My research focuses on modeling and simulating hyperbolic systems with conservation and balance laws. These systems involve complex wave interactions and discontinuities. By studying them, I aim to develop numerical schemes that accurately capture their dynamics while being computationally efficient.

I investigate well-known benchmark problems like the Sod shock problem and piston problem. These problems test the performance of numerical methods in accurately capturing shock waves and discontinuities. By developing efficient schemes for these problems, I establish the reliability of the techniques.

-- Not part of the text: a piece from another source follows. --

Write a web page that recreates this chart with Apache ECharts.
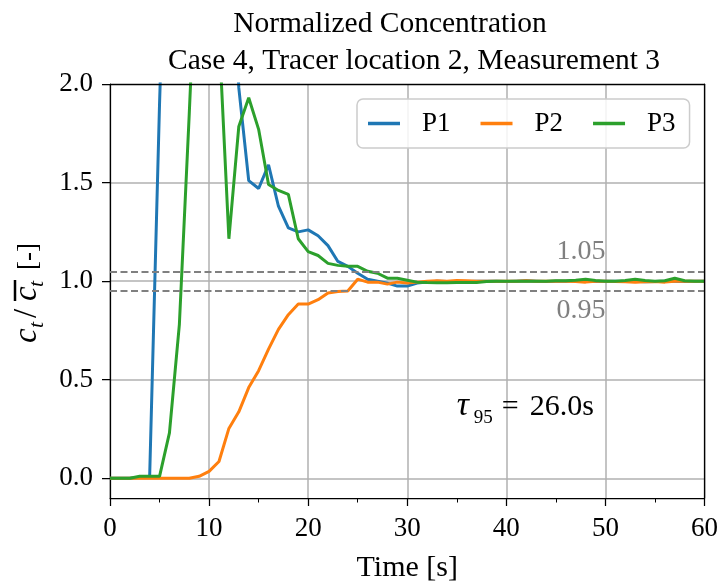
<!DOCTYPE html>
<html>
<head>
<meta charset="utf-8">
<script src="https://cdn.jsdelivr.net/npm/echarts@6/dist/echarts.min.js"></script>
<style>html,body{margin:0;padding:0;background:#fff;}#c{width:721px;height:588px;}</style>
</head>
<body>
<div id="c"></div>
<script>
// ---- data ----
const time = [0,1,2,3,4,5,6,7,8,9,10,11,12,13,14,15,16,17,18,19,20,21,22,23,24,25,26,27,28,29,30,
  31,32,33,34,35,36,37,38,39,40,41,42,43,44,45,46,47,48,49,50,51,52,53,54,55,56,57,58,59,60];
const p1 = [0,0,0,0.005,0.005,1.9,3.5,4.5,4.2,3.8,3.4,3.2,3.0,1.98,1.51,1.47,1.59,1.38,1.27,1.25,1.26,
  1.23,1.18,1.10,1.075,1.04,1.01,1.0,0.99,0.975,0.975,
  0.99,0.995,1.0,0.998,0.997,0.998,1.0,1.0,1.0,0.998,1.0,1.002,1.0,0.998,1.0,1.0,1.002,1.0,0.998,1.0,
  1.0,0.998,1.0,0.997,0.998,1.0,1.0,0.998,1.0,1.0];
const p2 = [0,0,0,0,0,0,0,0,0,0.01,0.035,0.085,0.253,0.337,0.46,0.546,0.655,0.755,0.83,0.884,0.884,
  0.906,0.94,0.948,0.95,1.01,0.995,0.995,0.985,0.995,0.99,
  0.995,1.0,1.002,1.0,1.003,1.002,1.0,1.0,1.0,1.0,1.0,1.002,1.0,1.0,1.0,1.0,0.998,0.995,1.0,1.0,
  0.998,0.997,0.995,0.997,0.998,0.995,1.0,1.0,1.0,1.0];
const p3 = [0,0,0,0.01,0.01,0.01,0.23,0.78,1.85,3.0,3.4,2.26,1.215,1.785,1.93,1.77,1.49,1.46,1.44,1.215,1.15,
  1.13,1.09,1.08,1.075,1.075,1.05,1.04,1.015,1.015,1.005,
  0.995,0.993,0.992,0.992,0.993,0.993,0.993,0.998,1.0,1.0,1.0,1.0,1.0,1.0,1.002,1.002,1.005,1.01,1.003,1.0,
  1.0,1.003,1.01,1.003,1.0,1.002,1.015,1.002,1.0,1.0];
const seriesNames = ['P1','P2','P3'];
const seriesColors = ['#1f77b4','#ff7f0e','#2ca02c'];
const yTicks = [0, 0.5, 1.0, 1.5, 2.0];
const refLines = [1.05, 0.95];
const tauValue = '26.0s';
const tauAnchor = [35, 0.36];
const refLabelX = 50;

const FONT = 'Liberation Serif';
const pair = (ys) => time.map((t, i) => [t, ys[i]]);
const allSeries = [p1, p2, p3];

const chart = echarts.init(document.getElementById('c'), null, {renderer: 'canvas'});

const series = allSeries.map((ys, k) => ({
  name: seriesNames[k],
  type: 'line',
  data: pair(ys),
  showSymbol: false,
  symbol: 'none',
  clip: true,
  lineStyle: {width: 3, color: seriesColors[k]},
  itemStyle: {color: seriesColors[k]},
  animation: false,
  xAxisIndex: 0, yAxisIndex: 0
}));

series[0].markLine = {
  silent: true,
  symbol: ['none', 'none'],
  label: {show: false},
  lineStyle: {type: [7, 3.5], color: '#808080', width: 2},
  data: refLines.map(v => ({yAxis: v}))
};

function txt(x, y, text, size, italic, color, align) {
  return {type: 'text', x: x, y: y, z: 20, style: {
    text: text, fontSize: size, fontFamily: FONT, fontStyle: italic ? 'italic' : 'normal',
    fill: color || '#000', align: align || 'left', verticalAlign: 'middle'}};
}

// y-axis title  c_t / overline(c_t) [-], laid out along the rotated baseline
const yLabelParts = [
  txt(0, -10, 'c', 33, true),
  txt(15, 0, 't', 22, true),
  txt(25, -10, '/', 33, false),
  txt(42, -10, 'c', 33, true),
  txt(56, 0, 't', 22, true),
  {type: 'line', shape: {x1: 42, y1: -22, x2: 63, y2: -22}, style: {stroke: '#000', lineWidth: 2.5}},
  txt(73, -8.4, '[-]', 27, false)
];

const option = {
  animation: false,
  backgroundColor: '#fff',
  textStyle: {fontFamily: FONT},
  title: [
    {text: 'Normalized Concentration', left: 385, top: 4, textAlign: 'center',
      textStyle: {fontFamily: FONT, fontSize: 29.5, fontWeight: 'normal', color: '#000'}},
    {text: 'Case 4, Tracer location 2, Measurement 3', left: 409, top: 41, textAlign: 'center',
      textStyle: {fontFamily: FONT, fontSize: 29.5, fontWeight: 'normal', color: '#000'}}
  ],
  legend: {
    data: seriesNames,
    left: 357, top: 99,
    orient: 'horizontal',
    icon: 'rect', itemWidth: 32, itemHeight: 3.5, itemGap: 30,
    padding: [11, 14, 11, 11],
    backgroundColor: 'rgba(255,255,255,0.85)',
    borderColor: '#cccccc', borderWidth: 1.5, borderRadius: 6,
    textStyle: {fontFamily: FONT, fontSize: 27, color: '#000', padding: [0, 0, 0, 17]}
  },
  grid: {left: 110, right: 15, top: 84, bottom: 84, containLabel: false},
  xAxis: [
    {type: 'value', min: 0, max: 60, interval: 10, position: 'bottom',
      axisLine: {show: true, onZero: false, lineStyle: {color: '#000', width: 1.25}},
      axisTick: {show: true, length: 8, lineStyle: {color: '#000', width: 1.25}},
      minorTick: {show: true, splitNumber: 2, length: 4.5, lineStyle: {color: '#000', width: 1}},
      splitLine: {show: true, lineStyle: {color: '#b0b0b0', width: 1.5}},
      axisLabel: {color: '#000', fontSize: 27, fontFamily: FONT, margin: 17},
      name: 'Time [s]', nameLocation: 'middle', nameGap: 55,
      nameTextStyle: {fontFamily: FONT, fontSize: 30, color: '#000'}},
    {type: 'value', min: 0, max: 60, position: 'top', z: 10,
      axisLine: {show: true, onZero: false, lineStyle: {color: '#000', width: 1.25}},
      axisTick: {show: false}, axisLabel: {show: false}, splitLine: {show: false}}
  ],
  yAxis: [
    {type: 'value', min: -0.1, max: 2.0, position: 'left',
      axisLine: {show: true, onZero: false, lineStyle: {color: '#000', width: 1.25}},
      axisTick: {show: true, length: 8, customValues: yTicks, lineStyle: {color: '#000', width: 1.25}},
      splitLine: {show: true, lineStyle: {color: '#b0b0b0', width: 1.5}},
      axisLabel: {color: '#000', fontSize: 27, fontFamily: FONT, margin: 17, customValues: yTicks,
        formatter: v => v.toFixed(1)}},
    {type: 'value', min: -0.1, max: 2.0, position: 'right', z: 10,
      axisLine: {show: true, onZero: false, lineStyle: {color: '#000', width: 1.25}},
      axisTick: {show: false}, axisLabel: {show: false}, splitLine: {show: false}}
  ],
  series: series
};
chart.setOption(option);

// annotations anchored through the axis scales
const toPx = (pt) => chart.convertToPixel({gridIndex: 0}, pt);
const tauPx = toPx(tauAnchor);
const hiPx = toPx([refLabelX, refLines[0]]);
const loPx = toPx([refLabelX, refLines[1]]);
const base = tauPx[1] + 9; // baseline of the tau text
chart.setOption({
  graphic: [
    {type: 'group', x: 37, y: 343, rotation: Math.PI / 2, children: yLabelParts},
    txt(hiPx[0], hiPx[1] - 20, refLines[0].toFixed(2), 28, false, '#808080', 'right'),
    txt(loPx[0], loPx[1] + 20, refLines[1].toFixed(2), 28, false, '#808080', 'right'),
    {type: 'group', x: tauPx[0], y: base, z: 20, children: [
      txt(0, -10, 'τ', 34, true),
      txt(17, 2, '95', 19, false),
      txt(45, -9, '=', 30, false),
      txt(73, -9, tauValue, 30, false)
    ]}
  ]
});
</script>
</body>
</html>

I also model environmental and geophysical phenomena, such as the shallow water behavior. Accurately simulating these systems contributes to understanding events like coastal evolution, sedimentation, and wave behavior in estuaries.

My research extends to multiscale simulation techniques, which model phenomena at different scales. This is relevant in complex systems with interactions between scales. By efficiently capturing the multiscale nature, I aim to improve understanding and prediction accuracy.

I investigate the design and implementation of efficient numerical schemes to minimize computational costs while maintaining accuracy. This improves accessibility and cost-effectiveness of simulations.

In summary, my research develops numerical techniques that balance computational cost and accuracy. Focusing on hyperbolic systems and their applications, I advance numerical simulation while minimizing waste and errors.